In a judgment of 27 June 2014, published in December 2014, the Supreme Court specified the extent to which the mandate of a director should be pursued even after his termination.
It is generally admitted that the director whose functions have ended must pursue his mandate to a certain extent. Indeed, the director should pursue the exercise of his mandate even after his termination if the number of directors is below the legal or statutory minimum.
However, this continuation of mandate by the director should not last longer than the period of time that is reasonably necessary for the general meeting to appoint a new director.
The case which led to the Supreme Court’s ruling concerned a director appointed in 1989 for a period of six years and whose mandate terminated in 1995. Acting for the company, this director had filed an opposition application in 2008 within a judiciary process and an appeal in 2010. The Court of Appeal of Brussels had declared that the appeal was not admissible because the director was not legally entitled to represent the company due to the termination of his mandate 15 years earlier. In the Court’s view, the reasonable and necessary time period for the general assembly to replace the director had been exceeded.
The Supreme Court overruled this judgment by affirming: “It is not deduced from those provisions that the functions of a director whose mandate terminated should ONLY be pursued during the reasonable and necessary time period for the general assembly to ensure his replacement.”
This clearly means that a director can pursue his functions as long as the corporate interest requires it, even if his mandate has been terminated.

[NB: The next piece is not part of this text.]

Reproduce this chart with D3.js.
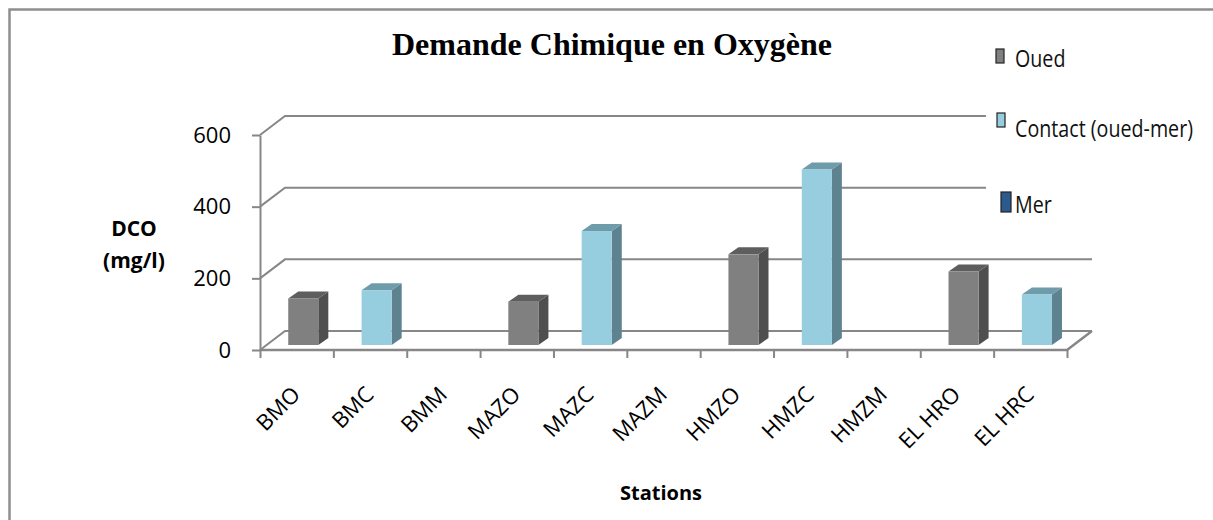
<!DOCTYPE html>
<html>
<head>
<meta charset="utf-8">
<script src="https://cdn.jsdelivr.net/npm/d3@7"></script>
<style>
  html, body { margin: 0; padding: 0; background: #fff; }
  svg { display: block; }
</style>
</head>
<body>
<svg id="chart" width="1213" height="520"></svg>
<script>
// Stations sampled (river mouth, contact zone, sea) and their COD values in mg/l
const categories = ["BMO", "BMC", "BMM", "MAZO", "MAZC", "MAZM", "HMZO", "HMZC", "HMZM", "EL HRO", "EL HRC"];
const oued    = [130, null, null, 121, null, null, 253, null, null, 205, null];
const contact = [null, 153, null, null, 318, null, null, 490, null, null, 141];
const mer     = [null, null, 0, null, null, 0, null, null, 0, null, null];
const seriesNames = ["Oued", "Contact (oued-mer)", "Mer"];
const yTicks = [0, 200, 400, 600];

const palette = {
  "Oued":               { front: "#808080", side: "#4f4f4f", top: "#5e5e5e" },
  "Contact (oued-mer)": { front: "#96cddf", side: "#5e8290", top: "#6e9cab" },
  "Mer":                { front: "#2d5a8c", side: "#1d3c5e", top: "#254b75" }
};
const seriesValues = [oued, contact, mer];

const svg = d3.select("#chart");
const gridColor = "#878787";

// oblique depth of the 3D box and of the columns inside it
const depth = { dx: 25, dy: -19 };
const barShift = { dx: 6.6, dy: -5 };
const barDepth = { dx: 10, dy: -7 };

const x = d3.scaleBand().domain(categories).range([260, 1067]);
const xEdge = d3.scaleLinear().domain([0, categories.length]).range([260, 1067]);
const y = d3.scaleLinear().domain([0, 600]).range([350, 135]);

// outer chart frame
svg.append("rect")
  .attr("x", 9.5).attr("y", 9.5)
  .attr("width", 1220).attr("height", 530)
  .attr("fill", "none").attr("stroke", "#8e8e8e").attr("stroke-width", 2.5);

// back wall gridlines and left wall diagonals
const grid = svg.append("g").attr("stroke", gridColor).attr("stroke-width", 2).attr("fill", "none");
yTicks.forEach(t => {
  const y0 = y(t);
  grid.append("path")
    .attr("d", `M${xEdge(0)},${y0}L${xEdge(0) + depth.dx},${y0 + depth.dy}L${xEdge(categories.length) + depth.dx},${y0 + depth.dy}`);
});
// floor: front edge and right edge
grid.append("path")
  .attr("d", `M${xEdge(0)},${y(0)}L${xEdge(categories.length)},${y(0)}L${xEdge(categories.length) + depth.dx},${y(0) + depth.dy}`)
  .attr("stroke-width", 2.5);

// category boundary ticks below the floor
const xAxisTicks = d3.axisBottom(xEdge)
  .tickValues(d3.range(categories.length + 1))
  .tickSize(8).tickSizeOuter(0).tickFormat("");
const gxt = svg.append("g").attr("transform", `translate(0,${y(0)})`).call(xAxisTicks);
gxt.select(".domain").remove();
gxt.selectAll(".tick line").attr("stroke", gridColor).attr("stroke-width", 2);

// vertical value axis
const yAxis = d3.axisLeft(y).tickValues(yTicks).tickSize(8).tickSizeOuter(0).tickPadding(21);
const gy = svg.append("g").attr("transform", `translate(${xEdge(0)},0)`).call(yAxis);
gy.select(".domain").attr("stroke", gridColor).attr("stroke-width", 2);
gy.selectAll(".tick line").attr("stroke", gridColor).attr("stroke-width", 2);
gy.selectAll(".tick text")
  .attr("font-family", "'Open Sans', sans-serif").attr("font-size", 22).attr("fill", "#000");

// columns
const bars = [];
seriesValues.forEach((vals, si) => {
  vals.forEach((v, i) => {
    if (v != null && v > 0) bars.push({ cat: categories[i], value: v, series: seriesNames[si] });
  });
});
const barW = x.bandwidth() * 0.41;
const gb = svg.append("g");
bars.forEach(d => {
  const c = palette[d.series];
  const x0 = x(d.cat) + x.bandwidth() / 2 - barW / 2 + barShift.dx;
  const x1 = x0 + barW;
  const yt = y(d.value) + barShift.dy;
  const yb = y(0) + barShift.dy;
  gb.append("path")
    .attr("d", `M${x1},${yt}L${x1 + barDepth.dx},${yt + barDepth.dy}L${x1 + barDepth.dx},${yb + barDepth.dy}L${x1},${yb}Z`)
    .attr("fill", c.side);
  gb.append("path")
    .attr("d", `M${x0},${yt}L${x0 + barDepth.dx},${yt + barDepth.dy}L${x1 + barDepth.dx},${yt + barDepth.dy}L${x1},${yt}Z`)
    .attr("fill", c.top);
  gb.append("rect")
    .attr("x", x0).attr("y", yt).attr("width", barW).attr("height", yb - yt)
    .attr("fill", c.front);
});

// rotated station labels
const xAxis = d3.axisBottom(x).tickSize(0).tickPadding(0);
const gx = svg.append("g").attr("transform", `translate(0,${y(0)})`).call(xAxis);
gx.select(".domain").remove();
gx.selectAll(".tick text")
  .attr("font-family", "'Open Sans', sans-serif").attr("font-size", 22).attr("fill", "#000")
  .attr("text-anchor", "end")
  .attr("dy", null).attr("y", null)
  .attr("transform", "translate(5,46) rotate(-45)");

// title
svg.append("text")
  .attr("x", 612).attr("y", 55)
  .attr("text-anchor", "middle")
  .attr("font-family", "'Liberation Serif', 'Times New Roman', serif")
  .attr("font-weight", "bold").attr("font-size", 32)
  .text("Demande Chimique en Oxygène");

// axis titles
const yTitle = svg.append("text")
  .attr("text-anchor", "middle")
  .attr("font-family", "'Open Sans', sans-serif").attr("font-weight", "bold").attr("font-size", 21);
yTitle.append("tspan").attr("x", 134).attr("y", 236).text("DCO");
yTitle.append("tspan").attr("x", 134).attr("y", 268).text("(mg/l)");

svg.append("text")
  .attr("x", 661).attr("y", 500)
  .attr("text-anchor", "middle")
  .attr("font-family", "'Open Sans', sans-serif").attr("font-weight", "bold").attr("font-size", 20)
  .text("Stations");

// legend (narrow lettering, squeezed horizontally)
const legend = svg.append("g");
legend.append("rect").attr("x", 986).attr("y", 25).attr("width", 224).attr("height", 200).attr("fill", "#fff");
const legendItems = [
  { name: seriesNames[0], mx: 996, my: 49, mw: 8, mh: 14, tx: 1015, ty: 67 },
  { name: seriesNames[1], mx: 997, my: 113, mw: 8, mh: 14, tx: 1015, ty: 137 },
  { name: seriesNames[2], mx: 1001, my: 192, mw: 10, mh: 20, tx: 1015, ty: 213 }
];
legendItems.forEach(it => {
  legend.append("rect")
    .attr("x", it.mx).attr("y", it.my).attr("width", it.mw).attr("height", it.mh)
    .attr("fill", palette[it.name].front).attr("stroke", "#222").attr("stroke-width", 1.2);
  legend.append("text")
    .attr("transform", `translate(${it.tx},${it.ty}) scale(0.82,1)`)
    .attr("font-family", "'Open Sans', sans-serif").attr("font-size", 24).attr("fill", "#111")
    .text(it.name);
});
</script>
</body>
</html>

The corporate interest overrules the private interests of the director. Even though the powers of the director whose mandate has been terminated are limited to urgent and necessary matters, his liability is still at stake as long as he continues to exercise those director’s functions. Moreover, the director will still be considered as self-employed and will be registered as such by the tax administration.
Therefore, extreme care should be taken in this event. The director must make sure that the general assembly appoint his replacement shortly after the termination of his mandate, or that the board of directors on their own initiative replace him with another person.